Эти слова опять-таки расценят как дозволение распущенности и аморальной жизни. Но врата любви тесны и узки, а требования ее бесконечно глубоки и всеохватны. Вот молодой человек спрашивает о своих отношениях с девушкой: “А почему бы и нет?” Проще всего ответить ему: “Потому что это дурно” — или: “Потому что это грех”, — а затем осудить его, когда он — или всё его поколение — не обратит на эти слова никакого внимания. Гораздо труднее спросить его в ответ: “А ты любишь ее?” — или: “Насколько ты ее любишь?”, — а затем помочь ему принять для себя решение, что если он ее не любит или любит не очень глубоко, то его поступок безнравствен, а если любит, то он должен слишком уважать ее, чтобы просто пользоваться ею или позволять себе с нею вольности. Целомудрие — это проявление любви и заботы. И в этом критерий для любой формы поведения, в браке и вне брака, в сексуальной этике и в любой другой области, потому что только это делает поступок правым или неправым[247].
Эта “новая мораль”, конечно, не иная, чем древняя, так же как заповедь новая есть древняя, но вечно новая заповедь любви (1Ин. 2:7-8). Ведь то же самое хотел сказать и блаженный Августин своими словами “dilige et quod vis fao”, которые, как справедливо настаивает Флетчер, следует переводить не “люби и делай, что тебе нравится”, а “люби, и тогда чего хочешь — делай”[248]. Конечно, “казуистика любви” требует самого пристального испытания как глубины и искренности нашей заботы о нём — является ли она действительно самозабвенной agapae[249] Христа, — так и нашего расчета того, что в данной ситуации будет наилучшим выражением любви для каждого действующего лица. Такая этика не может не полагаться в глубоком смирении на руководящие правила, в которых аккумулирован опыт послушания, как наш собственный, так и опыт других людей. Эта сокровищница опыта представляет нам рабочие правила “должного” и “недолжного”, без которых мы барахтались бы на каждом шагу. И именно эти правила, постоянно перепроверяемые, должны с целью защиты личности включаться в наши кодексы законов, действующие парадоксальным образом, “невзирая на лица”. Но любовь есть конец закона (Римл. 13:10) именно потому, что она безусловно взирает на лица — на каждое неповторимое, индивидуальное лицо. “Абсолютность любви — в ее силе входить в конкретную ситуацию, раскрывать конкретную нужду, к которой она обращается”[250]. При всей связи закона с требованиями любви для христианина не может быть готовых и разложенных по полочкам моральных суждений, потому что личность важнее “правил”.
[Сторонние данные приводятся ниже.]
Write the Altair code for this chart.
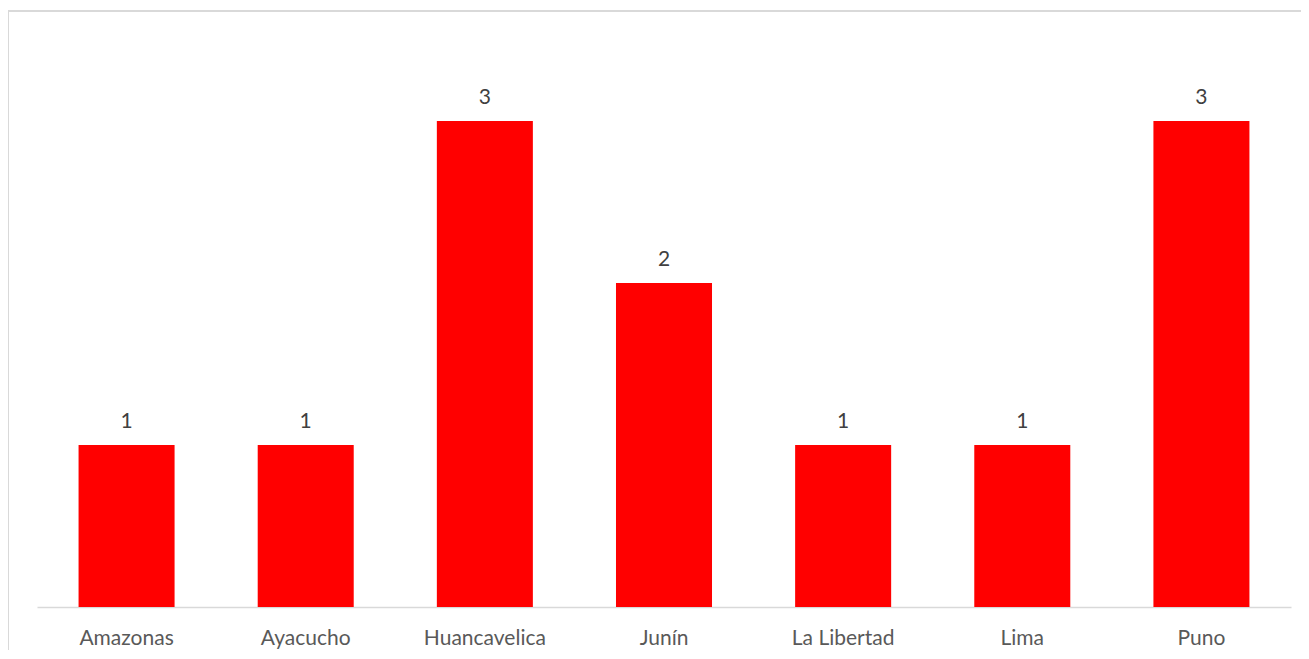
import altair as alt
import pandas as pd

regions = ["Amazonas", "Ayacucho", "Huancavelica", "Junín", "La Libertad", "Lima", "Puno"]
counts = [1, 1, 3, 2, 1, 1, 3]

df = pd.DataFrame({"region": regions, "count": counts})

W = 1254
H = 567
FONT = "Lato"
TXT = "#595959"
GRID = "#d9d9d9"

base = alt.Chart(df).encode(
    x=alt.X("region:N", sort=regions,
            scale=alt.Scale(paddingInner=0.464, paddingOuter=0.232),
            axis=alt.Axis(title=None, labelAngle=0, ticks=False, domain=True,
                          domainColor=GRID, domainWidth=1.5,
                          labelFont=FONT, labelFontSize=21, labelColor=TXT,
                          labelPadding=20)),
    y=alt.Y("count:Q", scale=alt.Scale(domain=[0, 3.5], nice=False),
            axis=None),
)

bars = base.mark_bar(color="#ff0000")
labels = base.mark_text(dy=-23, baseline="middle", font=FONT, fontSize=21, color="#404040").encode(
    text="count:Q")

frame_top = alt.Chart(df).mark_rule(color=GRID, strokeWidth=1.5).encode(
    x=alt.value(-29), x2=alt.value(W + 20), y=alt.value(-29))
frame_left = alt.Chart(df).mark_rule(color=GRID, strokeWidth=1.5).encode(
    x=alt.value(-29), y=alt.value(-29), y2=alt.value(H + 100))

chart = alt.layer(frame_top, frame_left, bars, labels).properties(
    width=W, height=H,
    autosize=alt.AutoSizeParams(type="none"),
    padding={"left": 29, "top": 32, "right": 10, "bottom": 43},
).configure_view(stroke=None)

chart.save("out.html", embed_options={"renderer": "svg", "actions": False})
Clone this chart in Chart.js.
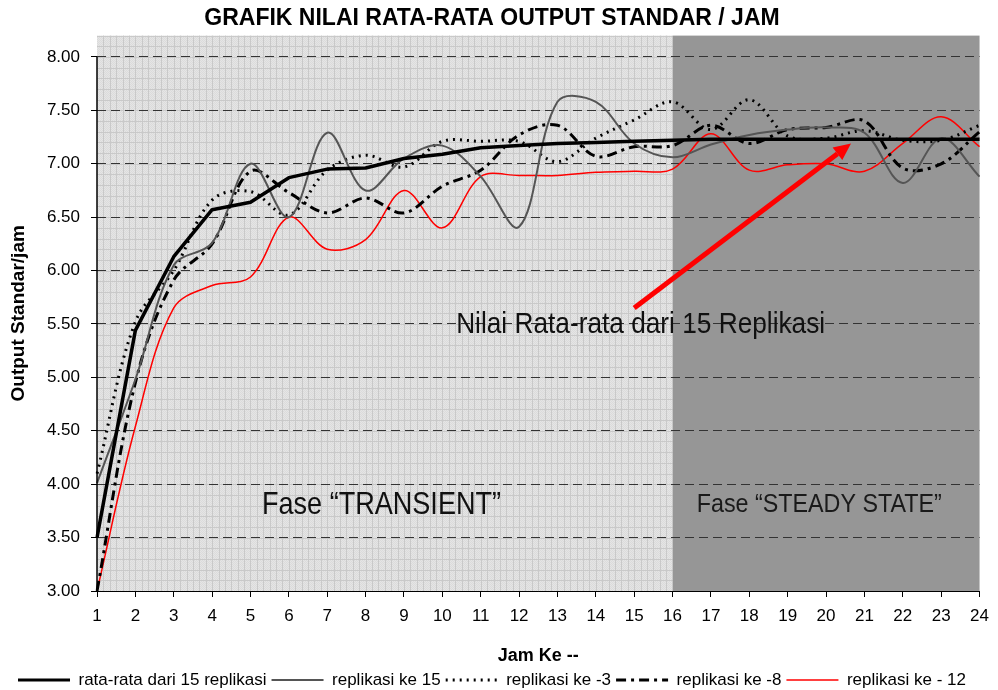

Стремление к сохранению искренности в этих суждениях неизбежно приведет христианина к конфликту с хранителями установленной морали, как церковной, так и светской. Он часто встретит большее сочувствие среди тех, чьи правила отличны от его собственных, но чье бунтарство в глубине своей мотивировано тем же протестом в защиту приоритета личности и личных отношений над всякой гетерономией, в том числе сверхъестественной. Ибо многие из этих людей тоже нащупывают свой путь к новой теономии, на которую христианин должен ответить: “Да”, — даже если ее theos[251] не есть “Бог и Отец Господа нашего Иисуса Христа”. Например, Д. Г. Лоуренс[252] подходит очень близко к тому, о чем мы говорили, когда пишет о сущности и глубине личности:
“И тогда — когда ты находишь свою мужественность — свою женственность... — тогда ты узнаешь, что она не твоя, что ты не можешь делать с ней что хочешь. Она не в твоей воле. Она идет от — от глубины — от Бога. За пределами меня, в глубине — Бог”[253].